The will that Elizabeth Edwards signed days before her death last month made no mention of her estranged husband, two-time presidential candidate John Edwards.
The document signed Dec. 1, six days before her death, named her eldest child, lawyer Cate Edwards, as the executor of her estate and left personal effects, furniture, automobiles and other property to be divided among her children -- Cate, 12-year-old Emma Claire and 10-year-old Jack.
"Those are items that have sentimental attachment, like a grandmother's engagement ring or antiques she'd want to go only to her children and no one else," said Andrea Chomakos, an estate planning attorney who was not involved with the Edwards family.
"I wouldn't jump to the conclusion that John was disinherited. No one will know whether he was or not."
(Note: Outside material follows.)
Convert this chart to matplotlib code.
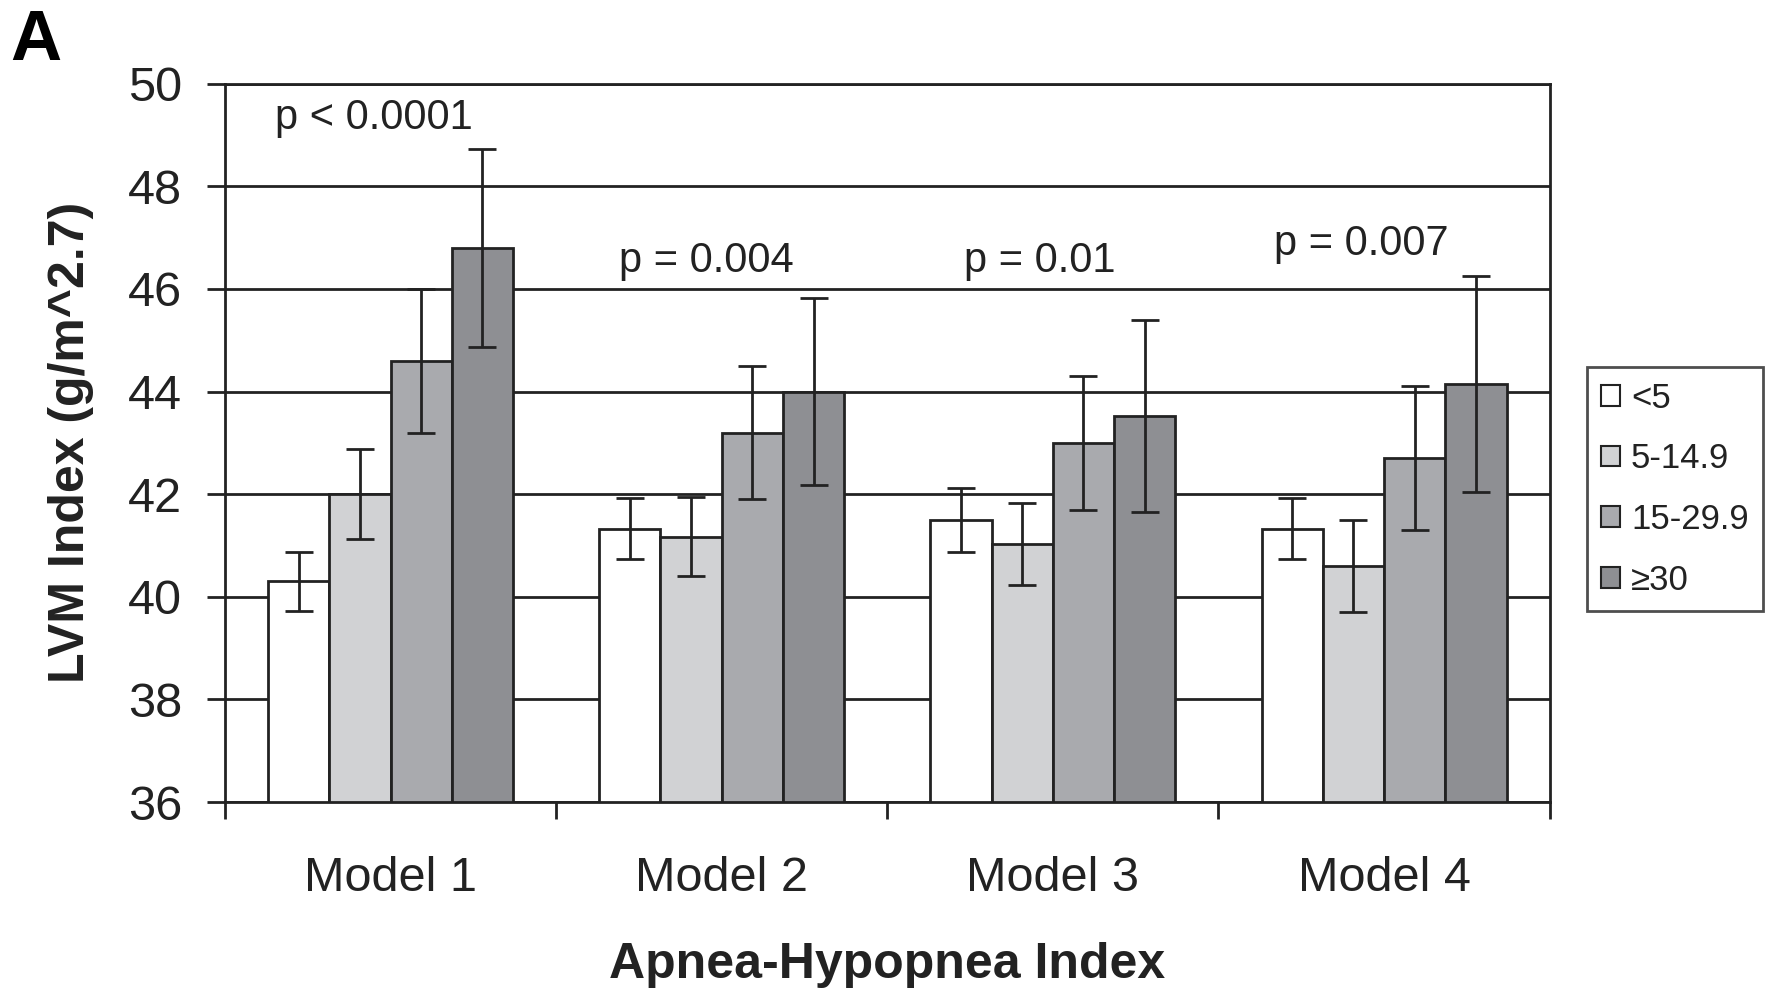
import numpy as np
import matplotlib
matplotlib.use("Agg")
import matplotlib.pyplot as plt
from matplotlib.patches import Patch

plt.rcParams['font.family'] = ['Liberation Sans', 'DejaVu Sans']

models = ['Model 1', 'Model 2', 'Model 3', 'Model 4']
ahi_groups = ['<5', '5-14.9', '15-29.9', '\u226530']

# LVM index means per AHI group (rows = groups, cols = models)
lvm_mean = [
    [40.3, 41.33, 41.5, 41.33],
    [42.0, 41.17, 41.03, 40.6],
    [44.6, 43.2, 43.0, 42.7],
    [46.8, 44.0, 43.52, 44.15],
]
lvm_err = [
    [0.58, 0.59, 0.62, 0.59],
    [0.88, 0.77, 0.8, 0.9],
    [1.4, 1.3, 1.3, 1.4],
    [1.93, 1.82, 1.87, 2.1],
]
p_labels = ['p < 0.0001', 'p = 0.004', 'p = 0.01', 'p = 0.007']
p_pos = [(-0.05, 49.33), (0.955, 46.55), (1.96, 46.55), (2.93, 46.87)]

colors = ['#ffffff', '#d1d2d4', '#a9aaae', '#8e8f93']

fig = plt.figure(figsize=(17.71, 9.89), dpi=100)
ax = fig.add_axes([0.127, 0.189, 0.748, 0.7265])

x = np.arange(len(models))
w = 0.185
for i in range(len(ahi_groups)):
    xs = x + (i - 1.5) * w
    ax.bar(xs, np.array(lvm_mean[i]) - 36, bottom=36, width=w, color=colors[i],
           edgecolor='#222222', linewidth=2, zorder=3)
    ax.errorbar(xs, lvm_mean[i], yerr=lvm_err[i], fmt='none', ecolor='#222222',
                elinewidth=2, capsize=10, capthick=2, zorder=4)

for s, (px, py) in zip(p_labels, p_pos):
    ax.text(px, py, s, ha='center', va='center', fontsize=30, color='#222222', zorder=5)

ax.set_ylim(36, 50)
ax.set_xlim(-0.5, 3.5)
ax.set_yticks(np.arange(36, 51, 2))
ax.yaxis.grid(True, color='#222222', linewidth=2)
ax.set_axisbelow(True)

# boundaries get the tick marks, centers get the labels
ax.set_xticks(np.arange(-0.5, 4, 1))
ax.set_xticklabels([])
ax.set_xticks(x, minor=True)
ax.set_xticklabels(models, minor=True, fontsize=35, color='#222222')
ax.tick_params(axis='x', which='major', direction='out', length=12, width=2, color='#222222')
ax.tick_params(axis='x', which='minor', length=0, pad=39)
ax.tick_params(axis='y', direction='out', length=13, width=2, color='#222222',
               labelsize=35, labelcolor='#222222', pad=18)

for sp in ax.spines.values():
    sp.set_linewidth(2)
    sp.set_color('#222222')

ax.set_ylabel('LVM Index (g/m^2.7)', fontsize=36, fontweight='bold', color='#222222', labelpad=24)
ax.set_xlabel('Apnea-Hypopnea Index', fontsize=36, fontweight='bold', color='#222222', labelpad=29)

fig.text(0.02, 0.958, 'A', fontsize=51, fontweight='bold', ha='center', va='center')

handles = [Patch(facecolor=c, edgecolor='#222222', linewidth=1.5) for c in colors]
leg = fig.legend(handles, ahi_groups, loc='upper left', bbox_to_anchor=(0.896, 0.629),
                 fontsize=25, frameon=True, fancybox=False, handlelength=0.55,
                 handleheight=0.55, handletextpad=0.3, labelspacing=0.8,
                 borderpad=0.42, borderaxespad=0)
leg.get_frame().set_edgecolor('#222222')
leg.get_frame().set_linewidth(2)
for t in leg.get_texts():
    t.set_color('#222222')

fig.savefig('out.png', dpi=100)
Other documents accompanying her will valued Elizabeth Edwards' estate at $496,000 in cash, securities, household furnishings, vehicles and ownership in businesses. She also owned real estate worth an additional $1 million, and she controlled a trust that may hold more assets.
John Edwards -- who made millions as a trial lawyer before beginning his political career -- could be a beneficiary of that trust, the details of which are not public, Chomakos said.
Inheritance laws in North Carolina and most other states bar a spouse from completely cutting off even an estranged spouse unless specified in a separation or other agreement between them, Chomakos said.
John and Elizabeth Edwards separated early last year after 32 years of marriage. John Edwards admitted he fathered a child during an affair with a former campaign worker.